[Begin Material]

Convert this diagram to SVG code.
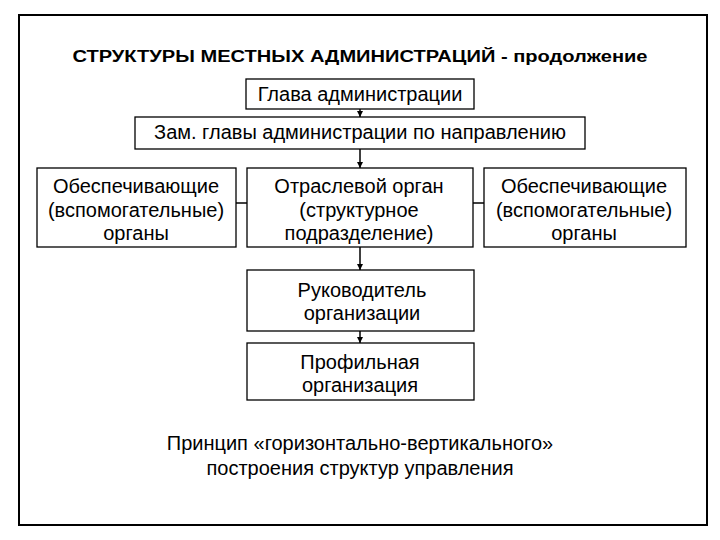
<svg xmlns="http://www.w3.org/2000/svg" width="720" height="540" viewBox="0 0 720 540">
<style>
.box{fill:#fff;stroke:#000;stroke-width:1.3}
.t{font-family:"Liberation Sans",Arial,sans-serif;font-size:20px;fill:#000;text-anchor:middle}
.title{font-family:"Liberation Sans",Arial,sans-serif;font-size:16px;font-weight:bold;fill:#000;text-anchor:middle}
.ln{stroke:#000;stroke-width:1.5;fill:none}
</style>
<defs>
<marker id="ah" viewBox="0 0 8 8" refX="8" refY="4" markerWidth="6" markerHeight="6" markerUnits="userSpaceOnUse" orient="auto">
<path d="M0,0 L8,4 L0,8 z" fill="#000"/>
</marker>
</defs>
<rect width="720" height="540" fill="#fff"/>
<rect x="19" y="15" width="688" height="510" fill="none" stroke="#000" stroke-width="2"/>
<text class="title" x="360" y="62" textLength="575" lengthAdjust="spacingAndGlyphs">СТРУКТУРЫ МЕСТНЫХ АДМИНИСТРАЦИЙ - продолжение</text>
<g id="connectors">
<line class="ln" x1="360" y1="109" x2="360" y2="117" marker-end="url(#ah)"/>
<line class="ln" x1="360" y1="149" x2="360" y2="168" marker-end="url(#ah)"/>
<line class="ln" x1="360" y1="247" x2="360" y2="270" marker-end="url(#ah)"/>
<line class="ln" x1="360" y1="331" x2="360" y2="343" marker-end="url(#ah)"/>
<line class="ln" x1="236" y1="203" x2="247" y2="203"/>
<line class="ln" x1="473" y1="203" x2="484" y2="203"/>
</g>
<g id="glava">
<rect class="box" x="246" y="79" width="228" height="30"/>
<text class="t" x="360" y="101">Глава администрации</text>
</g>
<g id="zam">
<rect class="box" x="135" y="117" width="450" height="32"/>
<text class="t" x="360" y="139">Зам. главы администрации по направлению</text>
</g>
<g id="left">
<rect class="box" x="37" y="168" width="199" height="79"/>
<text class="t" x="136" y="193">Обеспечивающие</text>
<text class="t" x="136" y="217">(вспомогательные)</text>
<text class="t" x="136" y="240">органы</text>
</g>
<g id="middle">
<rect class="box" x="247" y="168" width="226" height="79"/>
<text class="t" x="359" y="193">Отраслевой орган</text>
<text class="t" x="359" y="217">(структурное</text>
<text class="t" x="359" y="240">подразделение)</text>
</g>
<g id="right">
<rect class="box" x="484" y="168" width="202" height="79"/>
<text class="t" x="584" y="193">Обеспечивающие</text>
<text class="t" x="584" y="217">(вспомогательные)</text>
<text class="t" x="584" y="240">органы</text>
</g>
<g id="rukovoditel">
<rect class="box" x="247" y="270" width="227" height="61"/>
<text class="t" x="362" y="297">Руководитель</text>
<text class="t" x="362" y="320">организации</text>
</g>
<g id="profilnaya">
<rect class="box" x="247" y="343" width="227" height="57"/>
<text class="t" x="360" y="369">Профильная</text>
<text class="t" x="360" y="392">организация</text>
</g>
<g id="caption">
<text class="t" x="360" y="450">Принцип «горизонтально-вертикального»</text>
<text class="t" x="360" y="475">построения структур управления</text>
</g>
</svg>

[End Material]

Description of the task
Reproduce the whole listing exactly, but not the images in it.

Task output
Convert this diagram to SVG code.
<svg xmlns="http://www.w3.org/2000/svg" width="720" height="540" viewBox="0 0 720 540">
<style>
.box{fill:#fff;stroke:#000;stroke-width:1.3}
.t{font-family:"Liberation Sans",Arial,sans-serif;font-size:20px;fill:#000;text-anchor:middle}
.title{font-family:"Liberation Sans",Arial,sans-serif;font-size:16px;font-weight:bold;fill:#000;text-anchor:middle}
.ln{stroke:#000;stroke-width:1.5;fill:none}
</style>
<defs>
<marker id="ah" viewBox="0 0 8 8" refX="8" refY="4" markerWidth="6" markerHeight="6" markerUnits="userSpaceOnUse" orient="auto">
<path d="M0,0 L8,4 L0,8 z" fill="#000"/>
</marker>
</defs>
<rect width="720" height="540" fill="#fff"/>
<rect x="19" y="15" width="688" height="510" fill="none" stroke="#000" stroke-width="2"/>
<text class="title" x="360" y="62" textLength="575" lengthAdjust="spacingAndGlyphs">СТРУКТУРЫ МЕСТНЫХ АДМИНИСТРАЦИЙ - продолжение</text>
<g id="connectors">
<line class="ln" x1="360" y1="109" x2="360" y2="117" marker-end="url(#ah)"/>
<line class="ln" x1="360" y1="149" x2="360" y2="168" marker-end="url(#ah)"/>
<line class="ln" x1="360" y1="247" x2="360" y2="270" marker-end="url(#ah)"/>
<line class="ln" x1="360" y1="331" x2="360" y2="343" marker-end="url(#ah)"/>
<line class="ln" x1="236" y1="203" x2="247" y2="203"/>
<line class="ln" x1="473" y1="203" x2="484" y2="203"/>
</g>
<g id="glava">
<rect class="box" x="246" y="79" width="228" height="30"/>
<text class="t" x="360" y="101">Глава администрации</text>
</g>
<g id="zam">
<rect class="box" x="135" y="117" width="450" height="32"/>
<text class="t" x="360" y="139">Зам. главы администрации по направлению</text>
</g>
<g id="left">
<rect class="box" x="37" y="168" width="199" height="79"/>
<text class="t" x="136" y="193">Обеспечивающие</text>
<text class="t" x="136" y="217">(вспомогательные)</text>
<text class="t" x="136" y="240">органы</text>
</g>
<g id="middle">
<rect class="box" x="247" y="168" width="226" height="79"/>
<text class="t" x="359" y="193">Отраслевой орган</text>
<text class="t" x="359" y="217">(структурное</text>
<text class="t" x="359" y="240">подразделение)</text>
</g>
<g id="right">
<rect class="box" x="484" y="168" width="202" height="79"/>
<text class="t" x="584" y="193">Обеспечивающие</text>
<text class="t" x="584" y="217">(вспомогательные)</text>
<text class="t" x="584" y="240">органы</text>
</g>
<g id="rukovoditel">
<rect class="box" x="247" y="270" width="227" height="61"/>
<text class="t" x="362" y="297">Руководитель</text>
<text class="t" x="362" y="320">организации</text>
</g>
<g id="profilnaya">
<rect class="box" x="247" y="343" width="227" height="57"/>
<text class="t" x="360" y="369">Профильная</text>
<text class="t" x="360" y="392">организация</text>
</g>
<g id="caption">
<text class="t" x="360" y="450">Принцип «горизонтально-вертикального»</text>
<text class="t" x="360" y="475">построения структур управления</text>
</g>
</svg>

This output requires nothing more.